## START Data block

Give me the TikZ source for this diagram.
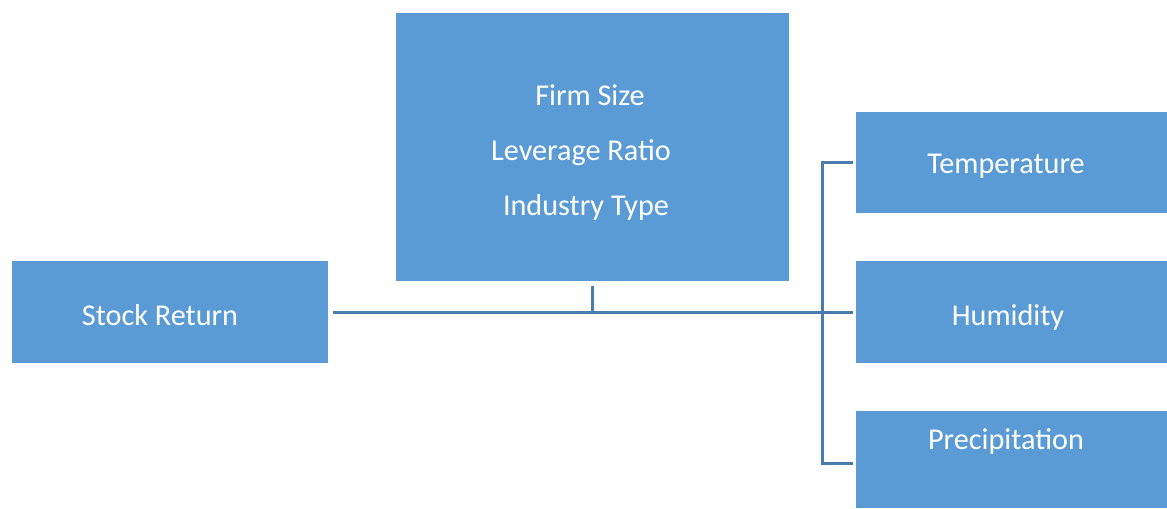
\documentclass[tikz,border=0pt]{standalone}
\usepackage{fontspec}
\setmainfont{Carlito}
\usepackage{tikz}
\usetikzlibrary{positioning}
\definecolor{boxblue}{HTML}{5B9BD5}
\definecolor{lineblue}{HTML}{4A7DAE}

\begin{document}
\begin{tikzpicture}[x=0.02cm,y=-0.02cm,
    every node/.style={outer sep=0pt},
    box/.style={fill=boxblue, draw=none, inner sep=0pt},
    txt/.style={text=white, font=\fontsize{17.2}{20}\selectfont, inner sep=0pt},
    link/.style={draw=lineblue, line width=1.7pt}]
            \useasboundingbox (0,0) rectangle (1167,508);
            % left and top boxes
            \node[box, minimum width=6.32cm, minimum height=2.04cm] (stock) at (170,312) {};
            \node[box, minimum width=7.86cm, minimum height=5.36cm] (firm) at (592.5,147) {};
            % right column
            \node[box, minimum width=6.22cm, minimum height=2.02cm] (temp) at (1011.5,162.5) {};
            \node[box, minimum width=6.22cm, minimum height=2.04cm] (humid) at (1011.5,312) {};
            \node[box, minimum width=6.22cm, minimum height=1.94cm] (precip) at (1011.5,459.5) {};
            % texts
            \node[txt] (tstock) at (160,315) {Stock Return};
            \node[txt] (tsize) at (590,95) {Firm Size};
            \node[txt] (tlev) at (581,153) {Leverage Ratio};
            \node[txt] (tind) at (586,207) {Industry Type};
            \node[txt] (ttemp) at (1006,166) {Temperature};
            \node[txt] (thumid) at (1008,317) {Humidity};
            \node[txt] (tprecip) at (1006,441) {Precipitation};
            % connectors
            \coordinate (fork) at (822,312);
            \coordinate (mid) at (firm.south |- fork);
            \draw[link] ([xshift=3pt]stock.east) -- ([xshift=-2pt]humid.west);
            \draw[link] ([yshift=-3pt]firm.south) -- (mid);
            \draw[link] ([xshift=-2pt]temp.west) -| (fork) |- ([xshift=-2pt,yshift=-2pt]precip.west);
\end{tikzpicture}
\end{document}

## END Data block

▶ **Written instruction**: Retype everything in the material word for word, minus pictures.

▶ **Written answer**:
Give me the TikZ source for this diagram.
\documentclass[tikz,border=0pt]{standalone}
\usepackage{fontspec}
\setmainfont{Carlito}
\usepackage{tikz}
\usetikzlibrary{positioning}
\definecolor{boxblue}{HTML}{5B9BD5}
\definecolor{lineblue}{HTML}{4A7DAE}

\begin{document}
\begin{tikzpicture}[x=0.02cm,y=-0.02cm,
    every node/.style={outer sep=0pt},
    box/.style={fill=boxblue, draw=none, inner sep=0pt},
    txt/.style={text=white, font=\fontsize{17.2}{20}\selectfont, inner sep=0pt},
    link/.style={draw=lineblue, line width=1.7pt}]
            \useasboundingbox (0,0) rectangle (1167,508);
            % left and top boxes
            \node[box, minimum width=6.32cm, minimum height=2.04cm] (stock) at (170,312) {};
            \node[box, minimum width=7.86cm, minimum height=5.36cm] (firm) at (592.5,147) {};
            % right column
            \node[box, minimum width=6.22cm, minimum height=2.02cm] (temp) at (1011.5,162.5) {};
            \node[box, minimum width=6.22cm, minimum height=2.04cm] (humid) at (1011.5,312) {};
            \node[box, minimum width=6.22cm, minimum height=1.94cm] (precip) at (1011.5,459.5) {};
            % texts
            \node[txt] (tstock) at (160,315) {Stock Return};
            \node[txt] (tsize) at (590,95) {Firm Size};
            \node[txt] (tlev) at (581,153) {Leverage Ratio};
            \node[txt] (tind) at (586,207) {Industry Type};
            \node[txt] (ttemp) at (1006,166) {Temperature};
            \node[txt] (thumid) at (1008,317) {Humidity};
            \node[txt] (tprecip) at (1006,441) {Precipitation};
            % connectors
            \coordinate (fork) at (822,312);
            \coordinate (mid) at (firm.south |- fork);
            \draw[link] ([xshift=3pt]stock.east) -- ([xshift=-2pt]humid.west);
            \draw[link] ([yshift=-3pt]firm.south) -- (mid);
            \draw[link] ([xshift=-2pt]temp.west) -| (fork) |- ([xshift=-2pt,yshift=-2pt]precip.west);
\end{tikzpicture}
\end{document}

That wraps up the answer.